Pretend war play is not always inherently bad – your child isn’t going to grow up to be a hard criminal just because he packs a water squirt toy or dons a sword from Star Wars. Children, especially boys need to feel powerful in their fantasy world and simple war play provides this. “The trouble is that much of today’s war play revolves around media-linked themes and accessories”, explains Diane E. Levin, Ph.D., author of Who’s Calling the Shots? How to Respond Effectively to Children’s Fascination With War Play and War Toys. When children spend too much time in front of television watching war movies or episodes of Power Rangers, they are following scripts versus inventing their own creative play. Here are a few ideas to tone down war play at home and at school.

Have a variety of toys. In today’s world of Teenage Mutant Ninga Turtles and Power Rangers, it’s hard to ban your child from these popular characters, but you don’t have to buy the entire collection. Instead make sure your kids have other creative outlets to play with such as building sets, modeling clay, and sports equipment.

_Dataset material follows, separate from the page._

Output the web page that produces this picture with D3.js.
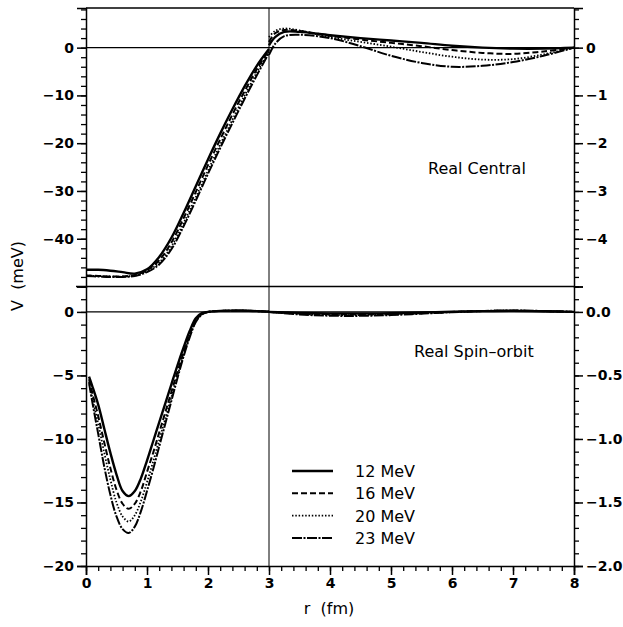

Cooperation among peers is a must. Engaging your child in team sports or board games helps to appeal to a child’s competitive nature, teaches social skills, how to take turns, following rules, and dealing with winning and losing.

Tone down pretend battles. If you see your child creating battles with his action figures, make sure to ask him if something like this has happened at school or with his friends. Suggest that his soldiers explore a jungle, scale a mountain, or compete in games instead of just engaging in battle.

Tame down the TV. Children shouldn’t watch violent shows on television, but never under estimate that some kid shows are innocent either. Spend television time with your child and intervene if the scenes get too violent. Ask your child if he can think of a way to solve the problem so no one gets hurt. Tell him outright that real guns and violence is very wrong.

Instill sensitivity to others. Teach your children to play appropriately with other children and in their homes. Some parents ban the use of war toys and violent play. Instill that play is supposed to be fun and never act out a scene where you are trying to hurt a friend.